Matt Ewers, the company's vice president of business development, says Inland Empire Distribution has had to reduce its cargo loads by up to 25 percent in some cases in order to meet the bridge's weight restrictions. He says, however, the majority of its trucks also are rerouting to Pines or Barker to access the interstate so they can carry full loads.
"That does two things," he says of the detours. "It uses more fuel, but it also affects the amount of time the driver has to be rerouted. We're having to absorb the cost from that."
Estimates from the city of Spokane Valley show that some of the alternate routes truckers are using to bypass the bridge could add six miles or more to a one-way trip.
Worley says it's been difficult to enforce the weight restrictions because the numerous types of trucks still using the bridge have different restrictions, and because regular monitoring of the trucks crossing the bridge would interrupt traffic flow more so than it already is interrupted by road construction projects.
"What we tried to do was give as much flexibility to as many different types of trucks that we could," he says. "In other words, we wanted them to go over it with as much load as they could without damaging the bridge."
He says the city is relying on companies with trucks that still are using the bridge to follow the weight restrictions so the bridge structure is not further compromised. If it did suffer additional deterioration due to heavy loads, the city would need to reduce the maximum load weight even more, he says.
"That will impact everyone because we'll have to put more restrictive weight limits on it and that's what we're trying to prevent," he says.
Not all companies that truck goods south from facilities on North Sullivan, however, are being affected by the weight restrictions. Companies that transport less weighty materials and use smaller trucks haven't had to reduce their load capacities, and one such example is DeVries Moving, Packing & Storage.
"We aren't in that heavy truck weight, so it won't affect us too much," says Dave Jelinek, Devries' vice president of operations. "As a household goods carrier, our commodities are fairly lightweight."
The city currently is working on financing to replace the southbound bridge, referred to as the west bridge, but it doesn't have a firm timetable for doing so.
The estimated cost to replace the bridge is just under $20 million, and the city so far has secured about $10 million in federal funding, which is enough to begin the engineering phase of the project, Worley says.
Early this month, the city issued a request for qualified engineering firms to apply to design the new structure, and Worley says the city's goal is to have a firm selected for that work before the end of summer.

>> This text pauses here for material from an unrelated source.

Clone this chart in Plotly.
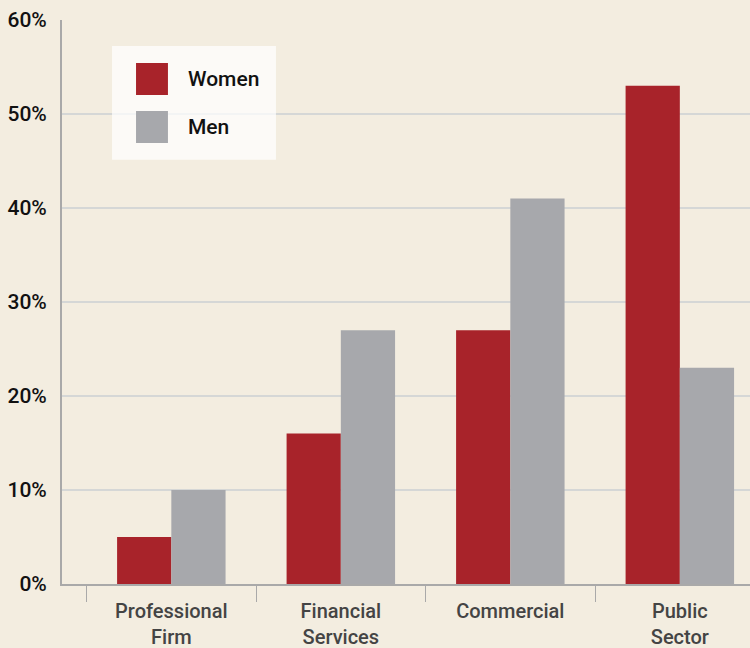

The remaining portion of funding needed to construct the structure has yet to be secured, Worley says, and he adds that a construction timeline is dependent on that factor.
The city hopes to replace the bridge with a new structure that would be nearly twice as wide and would have two through lanes of travel, as well as designated left and right turn lanes to accommodate traffic turning off of Sullivan onto Indiana directly south of the bridge. Plans also include a sidewalk and designated bike lane.